Jifeng and Helen Ding were found stabbed to death in the kitchen of their home in Northampton on 1 May 2011. Their daughters Nancy, 18, and Alice, 12, were also discovered in an upstairs bedroom.
Today, the prosecution opened its case against Anxiang Du, 55, who stands accused of killing them in cold blood. Speaking through a Mandarin translator in a hearing at Northampton Crown Court earlier this month, he denied four counts of murder.
William Harbage QC, prosecuting, told the court that Mr Du killed the family of four as an act of “revenge” following a fall-out with Mr Ding, a Manchester University lecturer and former business partner.
“Anxiang Du travelled to Northampton from his home in Coventry, via Birmingham, armed with a kitchen knife, and savagely stabbed to death firstly the two people, Mr and Mrs Ding, with whom he had been having a long-running legal dispute,” Mr Harbage said.
“Not content with killing them, the mother and father, in the kitchen of their own home, he then went upstairs to find their two daughters, Nancy aged 18 and Alice aged 12, cowering in a bedroom.
“He cold-bloodedly stabbed them to death as well.”
Police believe the alleged murder took place on 29 April, the day of the wedding of the Duke and Duchess of Cambridge. Mr Du was arrested in February this year after being extradited to the UK from Morocco, and members of his family have flown in from China to be in court for the trial.
Mr Harbage told the court that each member of the family had sustained many wounds, some of which had penetrated the chest cavity causing fatal damage to the heart and lungs. He said Mr Du had carried out the killings in order to get revenge after a decade-long legal dispute with the Dings that left him with a large sum to pay in court costs.
“Why did he do it?” Mr Harbage asked jurors. “The answer is quite simply revenge.
“The defendant Du and his wife and Mr and Mrs Ding used to be in business together. The business relationship turned sour. There followed a long running dispute lasting for 10 years involving protracted and acrimonious litigation in the civil courts for seven of those 10 years.

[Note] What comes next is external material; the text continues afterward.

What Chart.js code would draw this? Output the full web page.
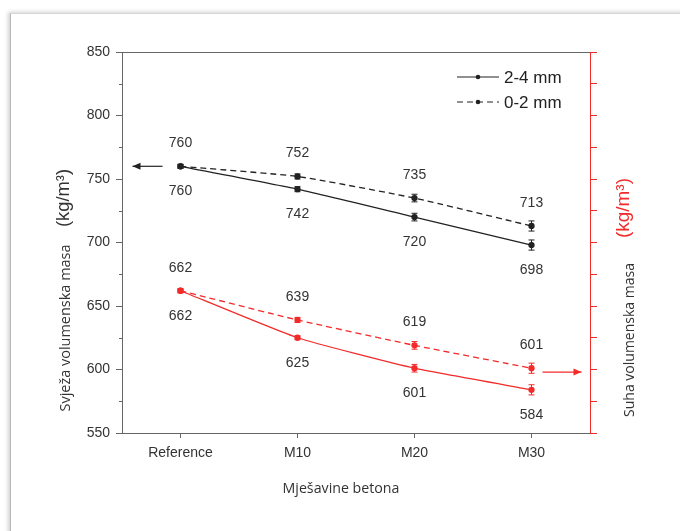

“Although Du won the first battle he lost the last and was left with a large sum of money to pay in costs, some £88,000. On the 28th of April 2011, the day before the killings, he was served with an injunction to prevent him from dissipating his assets.
“It was obvious to him that he had lost, he faced ruin, there was no other legitimate course of action for him to take to fight his case. And so he resorted to violence, to murder, in order to avenge himself of the people who had caused him such grief.
“He did so not just by killing them, Mr and Mrs Ding, but also by murdering their wholly innocent daughters with whom he had no grievance whatsoever.
“Du made a plan and carried it out with ruthless efficiency.”
The trial, which is expected to last two weeks, continues.